- WHAT NEEDS TO BE DONE -
Return the material below in full and exactly.
---
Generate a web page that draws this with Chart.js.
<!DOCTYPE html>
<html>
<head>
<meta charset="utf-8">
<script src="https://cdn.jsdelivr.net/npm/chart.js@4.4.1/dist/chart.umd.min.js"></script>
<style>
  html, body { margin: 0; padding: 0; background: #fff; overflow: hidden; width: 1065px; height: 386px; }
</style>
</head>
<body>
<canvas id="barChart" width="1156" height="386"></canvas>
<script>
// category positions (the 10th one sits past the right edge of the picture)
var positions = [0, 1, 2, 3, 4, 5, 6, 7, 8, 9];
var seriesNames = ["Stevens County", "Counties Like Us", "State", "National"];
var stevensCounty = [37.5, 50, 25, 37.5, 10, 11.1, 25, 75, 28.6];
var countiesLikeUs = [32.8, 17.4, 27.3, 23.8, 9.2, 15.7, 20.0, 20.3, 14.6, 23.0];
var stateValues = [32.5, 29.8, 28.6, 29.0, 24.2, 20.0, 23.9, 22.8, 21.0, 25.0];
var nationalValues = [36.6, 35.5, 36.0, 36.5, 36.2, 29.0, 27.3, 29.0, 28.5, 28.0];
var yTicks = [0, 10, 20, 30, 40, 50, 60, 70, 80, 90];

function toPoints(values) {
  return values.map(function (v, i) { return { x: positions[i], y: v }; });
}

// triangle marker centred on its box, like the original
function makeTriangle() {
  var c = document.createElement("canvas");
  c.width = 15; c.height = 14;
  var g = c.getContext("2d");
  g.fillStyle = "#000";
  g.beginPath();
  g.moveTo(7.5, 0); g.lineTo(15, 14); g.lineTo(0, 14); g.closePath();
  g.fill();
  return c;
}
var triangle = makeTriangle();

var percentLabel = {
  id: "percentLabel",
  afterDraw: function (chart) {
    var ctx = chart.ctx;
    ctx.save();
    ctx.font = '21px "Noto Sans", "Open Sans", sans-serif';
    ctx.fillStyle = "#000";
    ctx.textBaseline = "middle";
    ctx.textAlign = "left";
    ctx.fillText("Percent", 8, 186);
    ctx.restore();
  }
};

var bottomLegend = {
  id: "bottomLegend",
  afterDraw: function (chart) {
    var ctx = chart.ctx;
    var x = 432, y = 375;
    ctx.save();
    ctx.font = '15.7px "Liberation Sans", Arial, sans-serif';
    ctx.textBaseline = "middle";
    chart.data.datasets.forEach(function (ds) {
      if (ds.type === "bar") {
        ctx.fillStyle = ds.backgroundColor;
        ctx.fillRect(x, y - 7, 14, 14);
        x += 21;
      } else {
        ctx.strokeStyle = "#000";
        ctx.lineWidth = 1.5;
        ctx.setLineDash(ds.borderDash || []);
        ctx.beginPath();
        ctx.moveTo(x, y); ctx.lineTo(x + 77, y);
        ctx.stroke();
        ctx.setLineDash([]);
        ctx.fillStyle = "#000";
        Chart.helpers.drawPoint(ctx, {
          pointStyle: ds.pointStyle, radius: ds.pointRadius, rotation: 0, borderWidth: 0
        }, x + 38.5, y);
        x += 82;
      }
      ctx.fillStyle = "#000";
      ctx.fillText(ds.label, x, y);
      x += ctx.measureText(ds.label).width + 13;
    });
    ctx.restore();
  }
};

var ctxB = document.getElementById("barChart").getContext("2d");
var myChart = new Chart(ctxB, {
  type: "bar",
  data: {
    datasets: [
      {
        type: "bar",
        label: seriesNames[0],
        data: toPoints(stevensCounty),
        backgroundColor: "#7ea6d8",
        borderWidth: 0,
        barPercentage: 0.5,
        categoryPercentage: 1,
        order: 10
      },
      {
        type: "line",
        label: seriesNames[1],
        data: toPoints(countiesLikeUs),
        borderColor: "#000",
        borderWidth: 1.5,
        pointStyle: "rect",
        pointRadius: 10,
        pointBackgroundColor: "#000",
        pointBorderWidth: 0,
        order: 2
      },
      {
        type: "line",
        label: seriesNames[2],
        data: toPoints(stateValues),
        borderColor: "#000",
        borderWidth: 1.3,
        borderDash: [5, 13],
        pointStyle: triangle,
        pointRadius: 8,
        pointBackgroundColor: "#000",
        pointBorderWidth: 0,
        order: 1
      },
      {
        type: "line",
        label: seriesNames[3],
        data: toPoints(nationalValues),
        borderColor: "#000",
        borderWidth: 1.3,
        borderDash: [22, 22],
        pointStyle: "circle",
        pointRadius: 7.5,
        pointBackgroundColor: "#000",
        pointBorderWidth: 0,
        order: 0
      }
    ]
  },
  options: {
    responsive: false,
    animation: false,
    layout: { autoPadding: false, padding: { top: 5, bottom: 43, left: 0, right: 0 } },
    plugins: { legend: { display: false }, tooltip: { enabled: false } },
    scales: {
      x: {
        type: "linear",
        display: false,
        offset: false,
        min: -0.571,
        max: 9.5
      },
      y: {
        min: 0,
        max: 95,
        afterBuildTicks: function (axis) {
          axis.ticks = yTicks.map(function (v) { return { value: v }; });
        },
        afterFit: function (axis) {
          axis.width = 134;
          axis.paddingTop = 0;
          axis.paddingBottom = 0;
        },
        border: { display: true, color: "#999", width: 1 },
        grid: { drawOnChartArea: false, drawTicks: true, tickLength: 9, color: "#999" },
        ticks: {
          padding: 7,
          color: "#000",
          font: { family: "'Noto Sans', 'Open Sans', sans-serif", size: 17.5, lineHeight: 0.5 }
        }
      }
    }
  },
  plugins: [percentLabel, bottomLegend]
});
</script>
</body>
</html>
---
- ANSWER IN FULL -
Generate a web page that draws this with Chart.js.
<!DOCTYPE html>
<html>
<head>
<meta charset="utf-8">
<script src="https://cdn.jsdelivr.net/npm/chart.js@4.4.1/dist/chart.umd.min.js"></script>
<style>
  html, body { margin: 0; padding: 0; background: #fff; overflow: hidden; width: 1065px; height: 386px; }
</style>
</head>
<body>
<canvas id="barChart" width="1156" height="386"></canvas>
<script>
// category positions (the 10th one sits past the right edge of the picture)
var positions = [0, 1, 2, 3, 4, 5, 6, 7, 8, 9];
var seriesNames = ["Stevens County", "Counties Like Us", "State", "National"];
var stevensCounty = [37.5, 50, 25, 37.5, 10, 11.1, 25, 75, 28.6];
var countiesLikeUs = [32.8, 17.4, 27.3, 23.8, 9.2, 15.7, 20.0, 20.3, 14.6, 23.0];
var stateValues = [32.5, 29.8, 28.6, 29.0, 24.2, 20.0, 23.9, 22.8, 21.0, 25.0];
var nationalValues = [36.6, 35.5, 36.0, 36.5, 36.2, 29.0, 27.3, 29.0, 28.5, 28.0];
var yTicks = [0, 10, 20, 30, 40, 50, 60, 70, 80, 90];

function toPoints(values) {
  return values.map(function (v, i) { return { x: positions[i], y: v }; });
}

// triangle marker centred on its box, like the original
function makeTriangle() {
  var c = document.createElement("canvas");
  c.width = 15; c.height = 14;
  var g = c.getContext("2d");
  g.fillStyle = "#000";
  g.beginPath();
  g.moveTo(7.5, 0); g.lineTo(15, 14); g.lineTo(0, 14); g.closePath();
  g.fill();
  return c;
}
var triangle = makeTriangle();

var percentLabel = {
  id: "percentLabel",
  afterDraw: function (chart) {
    var ctx = chart.ctx;
    ctx.save();
    ctx.font = '21px "Noto Sans", "Open Sans", sans-serif';
    ctx.fillStyle = "#000";
    ctx.textBaseline = "middle";
    ctx.textAlign = "left";
    ctx.fillText("Percent", 8, 186);
    ctx.restore();
  }
};

var bottomLegend = {
  id: "bottomLegend",
  afterDraw: function (chart) {
    var ctx = chart.ctx;
    var x = 432, y = 375;
    ctx.save();
    ctx.font = '15.7px "Liberation Sans", Arial, sans-serif';
    ctx.textBaseline = "middle";
    chart.data.datasets.forEach(function (ds) {
      if (ds.type === "bar") {
        ctx.fillStyle = ds.backgroundColor;
        ctx.fillRect(x, y - 7, 14, 14);
        x += 21;
      } else {
        ctx.strokeStyle = "#000";
        ctx.lineWidth = 1.5;
        ctx.setLineDash(ds.borderDash || []);
        ctx.beginPath();
        ctx.moveTo(x, y); ctx.lineTo(x + 77, y);
        ctx.stroke();
        ctx.setLineDash([]);
        ctx.fillStyle = "#000";
        Chart.helpers.drawPoint(ctx, {
          pointStyle: ds.pointStyle, radius: ds.pointRadius, rotation: 0, borderWidth: 0
        }, x + 38.5, y);
        x += 82;
      }
      ctx.fillStyle = "#000";
      ctx.fillText(ds.label, x, y);
      x += ctx.measureText(ds.label).width + 13;
    });
    ctx.restore();
  }
};

var ctxB = document.getElementById("barChart").getContext("2d");
var myChart = new Chart(ctxB, {
  type: "bar",
  data: {
    datasets: [
      {
        type: "bar",
        label: seriesNames[0],
        data: toPoints(stevensCounty),
        backgroundColor: "#7ea6d8",
        borderWidth: 0,
        barPercentage: 0.5,
        categoryPercentage: 1,
        order: 10
      },
      {
        type: "line",
        label: seriesNames[1],
        data: toPoints(countiesLikeUs),
        borderColor: "#000",
        borderWidth: 1.5,
        pointStyle: "rect",
        pointRadius: 10,
        pointBackgroundColor: "#000",
        pointBorderWidth: 0,
        order: 2
      },
      {
        type: "line",
        label: seriesNames[2],
        data: toPoints(stateValues),
        borderColor: "#000",
        borderWidth: 1.3,
        borderDash: [5, 13],
        pointStyle: triangle,
        pointRadius: 8,
        pointBackgroundColor: "#000",
        pointBorderWidth: 0,
        order: 1
      },
      {
        type: "line",
        label: seriesNames[3],
        data: toPoints(nationalValues),
        borderColor: "#000",
        borderWidth: 1.3,
        borderDash: [22, 22],
        pointStyle: "circle",
        pointRadius: 7.5,
        pointBackgroundColor: "#000",
        pointBorderWidth: 0,
        order: 0
      }
    ]
  },
  options: {
    responsive: false,
    animation: false,
    layout: { autoPadding: false, padding: { top: 5, bottom: 43, left: 0, right: 0 } },
    plugins: { legend: { display: false }, tooltip: { enabled: false } },
    scales: {
      x: {
        type: "linear",
        display: false,
        offset: false,
        min: -0.571,
        max: 9.5
      },
      y: {
        min: 0,
        max: 95,
        afterBuildTicks: function (axis) {
          axis.ticks = yTicks.map(function (v) { return { value: v }; });
        },
        afterFit: function (axis) {
          axis.width = 134;
          axis.paddingTop = 0;
          axis.paddingBottom = 0;
        },
        border: { display: true, color: "#999", width: 1 },
        grid: { drawOnChartArea: false, drawTicks: true, tickLength: 9, color: "#999" },
        ticks: {
          padding: 7,
          color: "#000",
          font: { family: "'Noto Sans', 'Open Sans', sans-serif", size: 17.5, lineHeight: 0.5 }
        }
      }
    }
  },
  plugins: [percentLabel, bottomLegend]
});
</script>
</body>
</html>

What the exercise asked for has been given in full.